Według śledczych chodzi o dotacje w kwocie ponad 71 mln zł na organizację i funkcjonowanie domów samopomocy i przywłaszczenie części tych pieniędzy, w kwocie przekraczającej 34 mln zł - poinformował w środę PAP zastępca szefa białostockiej prokuratury Paweł Sawoń.
Postępowanie dotyczyło nieprawidłowości w latach 2010-2017, związanych z powstaniem Stowarzyszenia Europejskie Centrum Wsparcia Społecznego Helper oraz uzyskaniem i wykorzystaniem przez nie dotacji celowych na finansowanie zadań publicznych, udzielonych przez gminy w Purdzie, Jedwabnie, Reszlu i Olsztynie.
Śledztwo prowadzone było m.in. we współpracy z Komendą Wojewódzką Policji w Olsztynie i tamtejszym Urzędem Celno-Skarbowym.
Wśród oskarżonych są b. poseł PiS i b. agent CBA Tomasz K. oraz jego żona. Akt oskarżenia trafił od Sądu Okręgowego w Olsztynie.
Przypomnijmy. Tomasz K. został zatrzymany w lutym 2020 r. przez białostocką prokuraturę. Agent Tomek już w listopadzie usłyszał zarzuty, w tym udziału w grupie przestępczej i przywłaszczenia mienia o wartości 10 mln zł.
Kontrolę w stowarzyszeniu Helper zarządził pod koniec czerwca 2017 r. wojewoda warmińsko-mazurski Artur Chojecki z PiS. W 2010 temu założyła je Katarzyna K., od 2014 roku żona Tomasza. Urząd Celno-Skarbowy w Olsztynie zakwestionował ponad półtora miliona z 4,5 mln zł, które zostały przyznane stowarzyszeniu w 2012 r.
Jak wykazało śledztwo, zamiast na cele statutowe, władze Helpera wydawały pieniądze na luksusy. Niemal 100 tysięcy złotych poszło na świąteczne zestawy upominkowe i kosmetyki. Na ubrania, bieliznę, bikini, odzież narciarską i buty wydano z kolei ponad 50 tysięcy.

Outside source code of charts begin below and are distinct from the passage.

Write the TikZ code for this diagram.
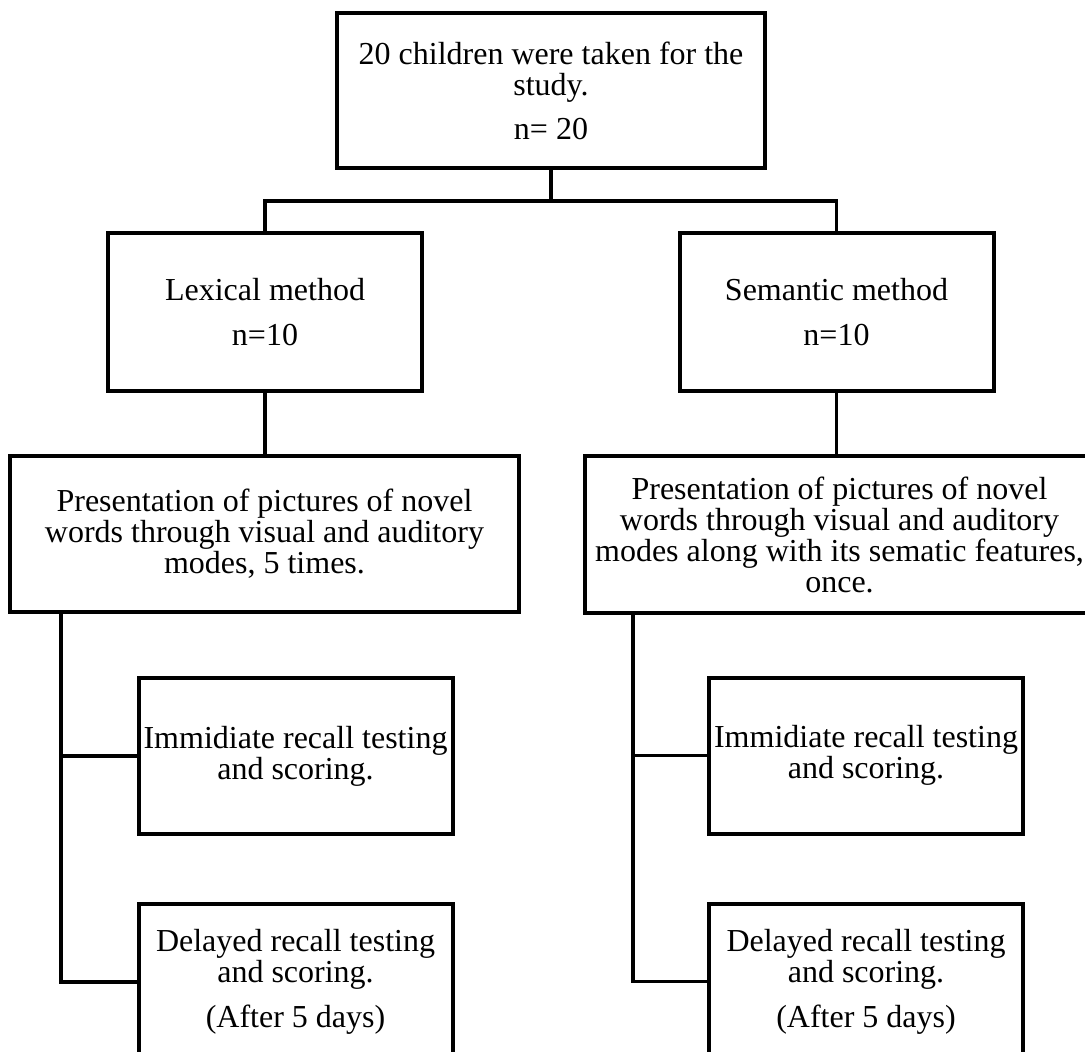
\documentclass[tikz,border=0pt]{standalone}
\usepackage{fontspec}
\setmainfont{Liberation Serif}
\usepackage{tikz}
\usetikzlibrary{positioning}

\begin{document}
\begin{tikzpicture}[x=0.5pt, y=-0.5pt, node distance=33pt,
    every node/.style={font=\fontsize{16}{15.5}\selectfont},
    box/.style={draw, line width=2pt, align=center, inner sep=1pt, minimum width=157pt, minimum height=78pt},
    link/.style={line width=1.8pt}]
    \useasboundingbox (0,0) rectangle (1085,1052);
    % boxes
    \node[box, minimum width=214pt, minimum height=77.5pt] (total) at (551,90.5) {20 children were taken for the\\study.\\[6.5pt]n= 20};
    \node[box, minimum height=79pt] (lexical) at (265,312) {Lexical method\\[7pt]n=10};
    \node[box, minimum height=79pt] (semantic) at (836.5,312) {Semantic method\\[7pt]n=10};
    \node[box, minimum width=254.5pt] (lexpres) at (264.5,534) {Presentation of pictures of novel\\words through visual and auditory\\modes, 5 times.};
    \node[box, minimum width=254.5pt] (sempres) at (839.5,534.5) {Presentation of pictures of novel\\words through visual and auditory\\modes along with its sematic features,\\once.};
    \node[box] (leximm) at (295.5,756) {Immidiate recall testing\\and scoring.};
    \node[box, below=of leximm] (lexdel) {Delayed recall testing\\and scoring.\\[7pt](After 5 days)};
    \node[box] (semimm) at (866,755.5) {Immidiate recall testing\\and scoring.};
    \node[box, below=of semimm] (semdel) {Delayed recall testing\\and scoring.\\[7pt](After 5 days)};
    % connectors
    \coordinate (split) at (551,201);
    \coordinate (lexspine) at ([xshift=26.5pt]lexpres.south west);
    \coordinate (semspine) at ([xshift=25pt]sempres.south west);
    \draw[link] (total) -- (split);
    \draw[link] (lexical.north) |- (split) -| (semantic.north);
    \draw[link] (lexical.south) -- (lexical.south |- lexpres.north);
    \draw[link] (semantic.south) -- (semantic.south |- sempres.north);
    \draw[link] (lexspine) |- (leximm.west);
    \draw[link] (lexspine) |- (lexdel.west);
    \draw[link] (semspine) |- (semimm.west);
    \draw[link] (semspine) |- (semdel.west);
\end{tikzpicture}
\end{document}
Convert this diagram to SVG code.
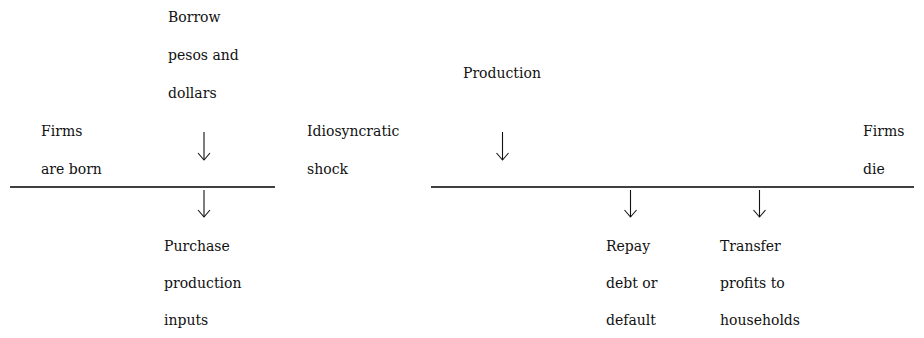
<svg xmlns="http://www.w3.org/2000/svg" width="924" height="338" viewBox="0 0 924 338">
  <style>
    text { font-family: "DejaVu Serif", "Liberation Serif", serif; font-size: 14px; fill: #111; }
    .rule { stroke: #000; stroke-width: 1.3; fill: none; }
    .arr { stroke: #111; stroke-width: 1.1; fill: none; }
  </style>
  <rect width="924" height="338" fill="#fff"/>

  <g id="connectors">
    <line class="rule" x1="10" y1="187" x2="275" y2="187"/>
    <line class="rule" x1="431" y1="187" x2="914" y2="187"/>
    <line class="arr" x1="204" y1="132" x2="204" y2="160"/>
    <path class="arr" d="M198,153 L204,160 L210,153"/>
    <line class="arr" x1="204" y1="190" x2="204" y2="217"/>
    <path class="arr" d="M198,210 L204,217 L210,210"/>
    <line class="arr" x1="502.5" y1="132" x2="502.5" y2="160"/>
    <path class="arr" d="M496.5,153 L502.5,160 L508.5,153"/>
    <line class="arr" x1="630.5" y1="190" x2="630.5" y2="217"/>
    <path class="arr" d="M624.5,210 L630.5,217 L636.5,210"/>
    <line class="arr" x1="759.5" y1="190" x2="759.5" y2="217"/>
    <path class="arr" d="M753.5,210 L759.5,217 L765.5,210"/>
  </g>

  <g id="firms-born">
    <text x="41" y="136">Firms</text>
    <text x="41" y="174">are born</text>
  </g>
  <g id="borrow">
    <text x="168" y="22">Borrow</text>
    <text x="168" y="60">pesos and</text>
    <text x="168" y="98">dollars</text>
  </g>
  <g id="purchase">
    <text x="164" y="251">Purchase</text>
    <text x="164" y="288">production</text>
    <text x="164" y="325">inputs</text>
  </g>
  <g id="shock">
    <text x="307" y="136">Idiosyncratic</text>
    <text x="307" y="174">shock</text>
  </g>
  <g id="production">
    <text x="463" y="78">Production</text>
  </g>
  <g id="repay">
    <text x="606" y="251">Repay</text>
    <text x="606" y="288">debt or</text>
    <text x="606" y="325">default</text>
  </g>
  <g id="transfer">
    <text x="720" y="251">Transfer</text>
    <text x="720" y="288">profits to</text>
    <text x="720" y="325">households</text>
  </g>
  <g id="firms-die">
    <text x="863" y="136">Firms</text>
    <text x="863" y="174">die</text>
  </g>
</svg>
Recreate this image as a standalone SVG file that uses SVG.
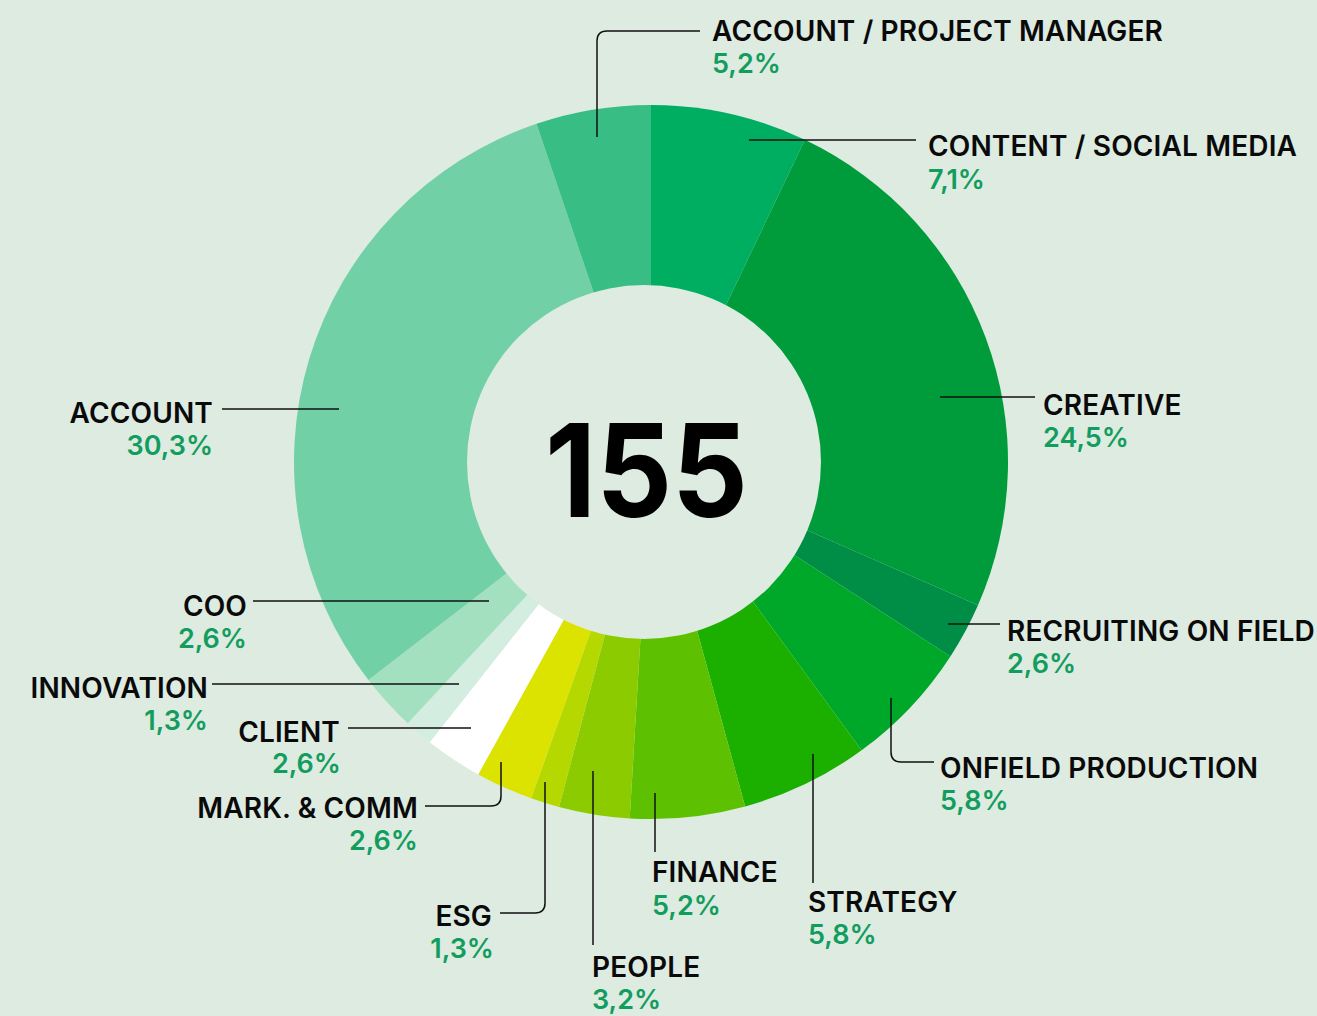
<svg xmlns="http://www.w3.org/2000/svg" width="1317" height="1016" viewBox="0 0 1317 1016">
<style>
.lbl{font-family:Inter,"Liberation Sans",sans-serif;font-weight:600;font-size:28px;letter-spacing:0.15px;fill:#0a0a0a}
.pct{font-family:Inter,"Liberation Sans",sans-serif;font-weight:600;font-size:27px;fill:#129d5e}
.end{text-anchor:end}
.lead{fill:none;stroke:#111;stroke-width:1.5}
</style>
<rect width="1317" height="1016" fill="#deebe1"/>
<g id="donut">
<path id="seg-content" d="M651 462 L651 105 A357 357 0 0 1 804.9 139.8 Z" fill="#00ae62"/>
<path id="seg-creative" d="M651 462 L804.9 139.8 A357 357 0 0 1 978 605.2 Z" fill="#009c3b"/>
<path id="seg-recruiting" d="M651 462 L978 605.2 A357 357 0 0 1 950.4 656.4 Z" fill="#008e47"/>
<path id="seg-onfield" d="M651 462 L950.4 656.4 A357 357 0 0 1 861.6 750.3 Z" fill="#00a82a"/>
<path id="seg-strategy" d="M651 462 L861.6 750.3 A357 357 0 0 1 745.1 806.4 Z" fill="#1bb000"/>
<path id="seg-finance" d="M651 462 L745.1 806.4 A357 357 0 0 1 629.7 818.4 Z" fill="#5dc000"/>
<path id="seg-people" d="M651 462 L629.7 818.4 A357 357 0 0 1 559 806.9 Z" fill="#8ccb00"/>
<path id="seg-esg" d="M651 462 L559 806.9 A357 357 0 0 1 531.2 798.3 Z" fill="#b5d800"/>
<path id="seg-mark" d="M651 462 L531.2 798.3 A357 357 0 0 1 478.2 774.4 Z" fill="#dce300"/>
<path id="seg-client" d="M651 462 L478.2 774.4 A357 357 0 0 1 429.7 742.2 Z" fill="#ffffff"/>
<path id="seg-innovation" d="M651 462 L429.7 742.2 A357 357 0 0 1 407.7 723.2 Z" fill="#d3ede0"/>
<path id="seg-coo" d="M651 462 L407.7 723.2 A357 357 0 0 1 368.4 680.1 Z" fill="#a2e0c0"/>
<path id="seg-account" d="M651 462 L368.4 680.1 A357 357 0 0 1 536.5 123.8 Z" fill="#72d0a6"/>
<path id="seg-apm" d="M651 462 L536.5 123.8 A357 357 0 0 1 651 105 Z" fill="#38bd84"/>
<circle cx="644" cy="462" r="177" fill="#ddebe1"/>
</g>
<g id="total">
<text x="646.5" y="517" text-anchor="middle" font-family="Inter,'Liberation Sans',sans-serif" font-weight="700" font-size="129" fill="#000" textLength="203" lengthAdjust="spacingAndGlyphs">155</text>
</g>
<g id="connectors">
<path class="lead" d="M700 31 H607 Q597 31 597 41 V137"/>
<path class="lead" d="M749 140 H916"/>
<path class="lead" d="M940 397 H1035"/>
<path class="lead" d="M948 624 H1000"/>
<path class="lead" d="M891 698 V752 Q891 762 901 762 H934"/>
<path class="lead" d="M813 754 V883"/>
<path class="lead" d="M655 793 V852"/>
<path class="lead" d="M593 771 V945"/>
<path class="lead" d="M545 782 V903 Q545 913 535 913 H500"/>
<path class="lead" d="M501 762 V796 Q501 806 491 806 H425"/>
<path class="lead" d="M348 728 H471"/>
<path class="lead" d="M212 684 H459"/>
<path class="lead" d="M253 601 H489"/>
<path class="lead" d="M222 409 H339"/>
</g>
<g id="label-apm"><text class="lbl" x="712" y="41">ACCOUNT / PROJECT MANAGER</text><text class="pct" x="712" y="73">5,2%</text></g>
<g id="label-content"><text class="lbl" x="928" y="156">CONTENT / SOCIAL MEDIA</text><text class="pct" x="928" y="189">7,1%</text></g>
<g id="label-creative"><text class="lbl" x="1043" y="415">CREATIVE</text><text class="pct" x="1043" y="447">24,5%</text></g>
<g id="label-recruiting"><text class="lbl" x="1007" y="641">RECRUITING ON FIELD</text><text class="pct" x="1007" y="673">2,6%</text></g>
<g id="label-onfield"><text class="lbl" x="940" y="778">ONFIELD PRODUCTION</text><text class="pct" x="940" y="810">5,8%</text></g>
<g id="label-strategy"><text class="lbl" x="808" y="912">STRATEGY</text><text class="pct" x="808" y="944">5,8%</text></g>
<g id="label-finance"><text class="lbl" x="652" y="882">FINANCE</text><text class="pct" x="652" y="915">5,2%</text></g>
<g id="label-people"><text class="lbl" x="592" y="977">PEOPLE</text><text class="pct" x="592" y="1009">3,2%</text></g>
<g id="label-esg"><text class="lbl end" x="492" y="926">ESG</text><text class="pct end" x="494" y="958">1,3%</text></g>
<g id="label-mark"><text class="lbl end" x="418" y="818">MARK. &amp; COMM</text><text class="pct end" x="418" y="850">2,6%</text></g>
<g id="label-client"><text class="lbl end" x="340" y="742">CLIENT</text><text class="pct end" x="341" y="773">2,6%</text></g>
<g id="label-innovation"><text class="lbl end" x="208" y="698">INNOVATION</text><text class="pct end" x="208" y="730">1,3%</text></g>
<g id="label-coo"><text class="lbl end" x="247" y="616">COO</text><text class="pct end" x="247" y="648">2,6%</text></g>
<g id="label-account"><text class="lbl end" x="213" y="423">ACCOUNT</text><text class="pct end" x="213" y="455">30,3%</text></g>
</svg>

Za iPady zapłacono 10 tysięcy złotych, za słuchawki i etui prawie 1500 złotych. Kontrolerzy zakwestionowali zakup robotów odkurzających i stacji dokujących, a także wydanie ponad pół miliona złotych z dotacji za wynajem aut. Pieniądze miały trafić na konto dwóch firm małżeństwa i ich wspólniczki.